There was the usual abundance of little kids running around. Only two dogs this time, which was a relief, as I am not a dog lover, although even these two managed to cause trouble far out of proportion to their numbers. One of them threw up right behind the fish-frying kettles in the late afternoon. I asked where the dog’s owner was because to my mind, that was the person who had rightful responsibility of cleaning up the mess. But someone of much higher character than I decided she wasn’t going to wait for the owner to get back from jet-skiing (and maybe she was afraid the other dog would eat the vomit – you never know with these things) and she cleaned it up. Good for her. I didn’t want to have to worry about stepping in that nasty stuff all evening.

No late-night karaoke this year. Another relief. What’s wrong with quiet? Karaoke is fine in its place. But what’s this obsession with noise everywhere? Why do I have to be forced to listen to so-called music everywhere I go? Sorry Angie, but even you admit you only sing as well as Lexie.

The greater question, though, is why do I have to hear music at the airport?
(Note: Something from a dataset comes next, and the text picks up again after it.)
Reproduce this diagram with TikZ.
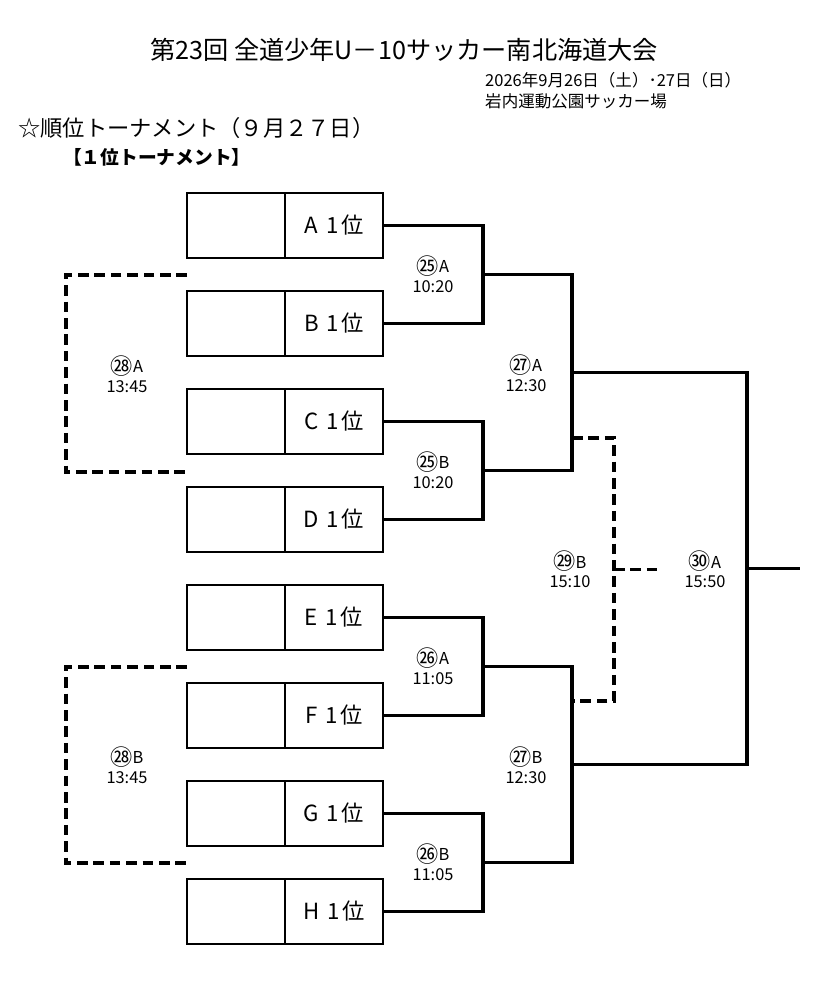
\documentclass[tikz,border=0pt]{standalone}
\usepackage{fontspec}
\setmainfont{Noto Sans CJK JP}
\usepackage{tikz}
\newcommand{\gamenum}[1]{\raisebox{-.2ex}{\scalebox{1.35}{#1}}}

\begin{document}
\begin{tikzpicture}[x=0.03cm,y=-0.03cm,
	seat/.style={draw,line width=1pt,minimum width=2.94cm,minimum height=1.95cm,inner sep=0pt,font=\fontsize{19}{24}\selectfont},
	win/.style={line width=2.6pt},
	lose/.style={line width=2.6pt,dash pattern=on 9pt off 5pt},
	time/.style={align=center,inner sep=0pt,font=\fontsize{14}{16.5}\selectfont}]
	\useasboundingbox (0,0) rectangle (832,990);
	% heading
	\node (title) at (404,50) {\fontsize{21.5}{24}\selectfont 第23回 全道少年U－10サッカー南北海道大会};
	\node[anchor=west,inner sep=0pt] (date) at (485,80) {\fontsize{14.1}{16}\selectfont 2026年9月26日（土）･27日（日）};
	\node[anchor=west,inner sep=0pt] (place) at (485,101) {\fontsize{14.1}{16}\selectfont 岩内運動公園サッカー場};
	\node[anchor=west,inner sep=0pt] (round) at (18,128) {\fontsize{19}{22}\selectfont ☆順位トーナメント（９月２７日）};
	\node[anchor=west,inner sep=0pt] (group) at (63,157) {\fontsize{16}{20}\selectfont\bfseries 【１位トーナメント】};
	% seats
	\foreach \t [count=\i from 0] in {A,B,C,D,E,F,G,H} {
		\node[seat] (s\t) at (236,225.5+98*\i) {};
		\node[seat] (r\t) at (334,225.5+98*\i) {\t\hspace{.35em}1\hspace{.12em}位};
	}
	% junctions
	\coordinate (m25a) at (483,274.5);
	\coordinate (m25b) at (483,470.5);
	\coordinate (m26a) at (483,666.5);
	\coordinate (m26b) at (483,862.5);
	\coordinate (m27a) at (572,372.5);
	\coordinate (m27b) at (572,764.5);
	\coordinate (m30a) at (747,568.5);
	\coordinate (champ) at (800,568.5);
	\draw[win] (rA.east) -| (m25a);
	\draw[win] (rB.east) -| (m25a);
	\draw[win] (rC.east) -| (m25b);
	\draw[win] (rD.east) -| (m25b);
	\draw[win] (rE.east) -| (m26a);
	\draw[win] (rF.east) -| (m26a);
	\draw[win] (rG.east) -| (m26b);
	\draw[win] (rH.east) -| (m26b);
	\draw[win] (m25a) -| (m27a);
	\draw[win] (m25b) -| (m27a);
	\draw[win] (m26a) -| (m27b);
	\draw[win] (m26b) -| (m27b);
	\draw[win] (m27a) -| (m30a);
	\draw[win] (m27b) -| (m30a);
	\draw[win] (m30a) -- (champ);
	% losers
	\coordinate (t28a) at (187,275);
	\coordinate (b28a) at (187,472);
	\coordinate (m28a) at (66,373.5);
	\coordinate (t28b) at (187,667);
	\coordinate (b28b) at (187,863);
	\coordinate (m28b) at (66,765);
	\coordinate (t29b) at (572,438);
	\coordinate (b29b) at (572,701);
	\coordinate (m29b) at (614,569.5);
	\coordinate (e29b) at (658,569.5);
	\draw[lose] (t28a) -| (m28a) |- (b28a);
	\draw[lose] (t28b) -| (m28b) |- (b28b);
	\draw[lose] (t29b) -| (m29b) |- (b29b);
	\draw[lose] (m29b) -- (e29b);
	% match times
	\node[time] (l25a) at (433,274) {\gamenum{㉕}A\\10:20};
	\node[time] (l25b) at (433,470) {\gamenum{㉕}B\\10:20};
	\node[time] (l26a) at (433,666) {\gamenum{㉖}A\\11:05};
	\node[time] (l26b) at (433,862) {\gamenum{㉖}B\\11:05};
	\node[time] (l27a) at (526,373) {\gamenum{㉗}A\\12:30};
	\node[time] (l27b) at (526,765) {\gamenum{㉗}B\\12:30};
	\node[time] (l28a) at (127,374) {\gamenum{㉘}A\\13:45};
	\node[time] (l28b) at (127,765) {\gamenum{㉘}B\\13:45};
	\node[time] (l29b) at (570,569.5) {\gamenum{㉙}B\\15:10};
	\node[time] (l30a) at (705,569.5) {\gamenum{㉚}A\\15:50};
\end{tikzpicture}
\end{document}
Or at the grocery store? If I want music there, I can take my walkman. How about some peace and quiet? This is a subject for another post so I will drop it. But discuss amongst yourselves, dear readers.

The big revelation for everyone, apparently, was that I went to a bar!

Who knew that would be such a big deal?

When I walked into The Big Minnow Bar and Bait Shop late Saturday night, my cousin Bobbie Jo dropped to her knees and clasped her hands in front of her face.

“It’s the end of the world!” she gasped. “I see the cross! I see the blood!”

“What are you talking about?” I snapped at her.

“You walked into a bar! And you’re the first one in the door! You just ruined your image!”

“I didn’t even know I had an image!” I laughed.

So for years, I guess I have been a goody two-shoes rather than someone who gets a bad headache from cigarette smoke and who would rather eat butter and chocolate than waste calories on beer (which tastes nasty anyhow). Who knew?

Sure enough. Sunday morning, when we went back to the lake for breakfast, the first thing my uncle said to me – Bobbie Jo wasn’t even awake yet – was, “I hear you ruined your image last night.”

Good grief. That’s what happens when you live hundreds of miles from your relatives. If only they knew.